"Ce texte est la première victime collatérale" de la décision annoncée dimanche soir par le président de la République, Emmanuel Macron, après la victoire historique de l'extrême droite aux européennes, a commenté lundi auprès de l'AFP son rapporteur Olivier Falorni (groupe MoDem).
"Je suis attristé de l'arrêt brutal de ce qui allait être la grande loi de société de cette décennie, c'est très décevant", a-t-il lâché.
Changer la loi sur la fin de vie, qui actuellement n'autorise ni suicide assisté ni euthanasie, était l'une des promesses de campagne du chef de l'État.
Après des mois de tergiversations au sein de l'exécutif, le projet de loi sur ce sujet hautement sensible avait été présenté au conseil des ministres en avril. Début d'un long processus d'examen législatif, qui aurait dû prendre environ 18 mois.
Vendredi, les députés avaient approuvé les critères ouvrant le droit à une aide à mourir.
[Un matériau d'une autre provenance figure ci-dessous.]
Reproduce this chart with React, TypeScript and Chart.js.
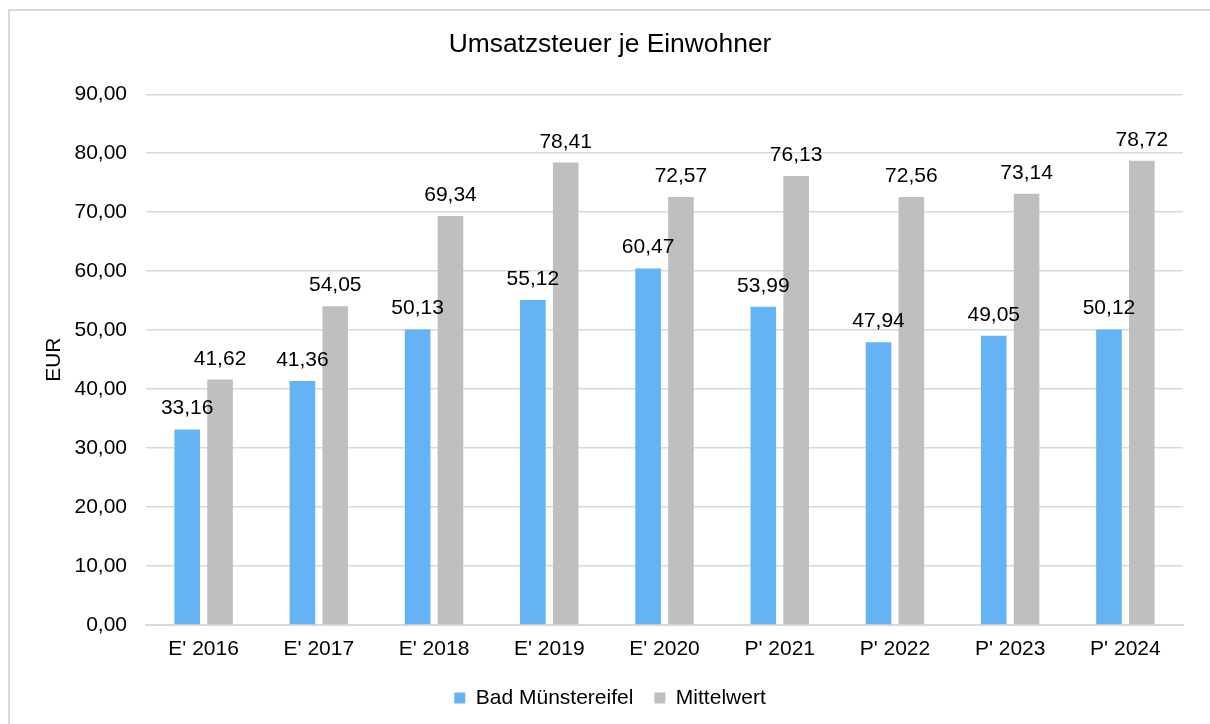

Des déceptions et un espoir que cette volonté politique de l'aide à mourir ne disparaisse pas
En l'état actuel, le projet de loi examiné en première lecture le réservait aux personnes de plus de 18 ans, françaises ou résidant en France. Selon le texte, retouché dans l'hémicycle, elles devaient souffrir d’une "affection grave et incurable, qui engage le pronostic vital, en phase avancée ou terminale", cette dernière provoquant une souffrance physique ou psychologique réfractaire ou insupportable.
Elles devaient également être aptes à manifester leur volonté de façon libre et éclairée, les députés écartant la possibilité d'inscrire le recours à l'aide à mourir dans les directives anticipées.
"On était près du but", a regretté Olivier Falorni, rappelant que le vote solennel du projet de loi à l'issue de la première lecture était prévu le 18 juin.
"Cela fait des mois qu'on est plongé dans ce débat, et cela s'arrête d'un seul coup", a réagi Claire Fourcade, présidente de la Société française d’accompagnement et de soins palliatifs (Sfap). Évoquant un sentiment de "sidération", elle a notamment rappelé un "consensus sur la nécessité de développer en France les soins palliatifs". "J'espère que cette volonté politique ne va pas disparaître", a-t-elle ajouté, tout en rappelant son opposition à l'aide à mourir approuvée par l'Assemblée nationale qui laissait notamment, selon elle, "beaucoup trop de pouvoirs aux soignants".
Du côté de l'Association pour le droit de mourir dans la dignité (ADMD), on évoque un "immense gâchis". "On était à neuf jours d'un vote historique, c'est une déflagration", se désole son président Jonathan Denis.
Une crainte que l'extrême droite mette fin au projet de loi sur la fin de vie
"Je pense à toutes celles et ceux qui se battent depuis tant d'années pour permettre aux malades de choisir leur fin de vie et se réveillent ce matin avec la gueule de bois, avec des illusions perdues", poursuit-il.
Le président de l'ADMD souhaite "rencontrer dès aujourd'hui (lundi) les chefs de parti pour qu'ils puissent se positionner de façon très claire sur leur engagement à poursuivre les discussions".
"Le débat s'arrête, dans le meilleur des cas, ça ne sera qu'une pause, mais encore faut-il que le projet de loi soit de nouveau mis à l'ordre du jour, or ce n'est pas sûr du tout", commente aussi auprès de l'AFP Martial Breton, l'un des participants à la Convention citoyenne sur la fin de vie.
Cette convention, voulue par Emmanuel Macron, avait réuni de décembre 2022 à avril 2023 des Français tirés au sort pour réfléchir à un changement de législation sur la fin de vie. "Il y a beaucoup de déception de voir tout cela terminer à la poubelle", déplore-t-il.
Avec de nouvelles élections législatives, les 30 juin et 7 juillet, "tout le travail mené en auditions, commission spéciale et en séance risque de passer par pertes et profits", s'inquiète Olivier Falorni. Surtout, estime-t-il, si les élections débouchent sur "une majorité pour l'extrême droite, c'en sera définitivement fini de la loi sur la fin de la vie", les députés de cette mouvance y étant majoritairement hostiles.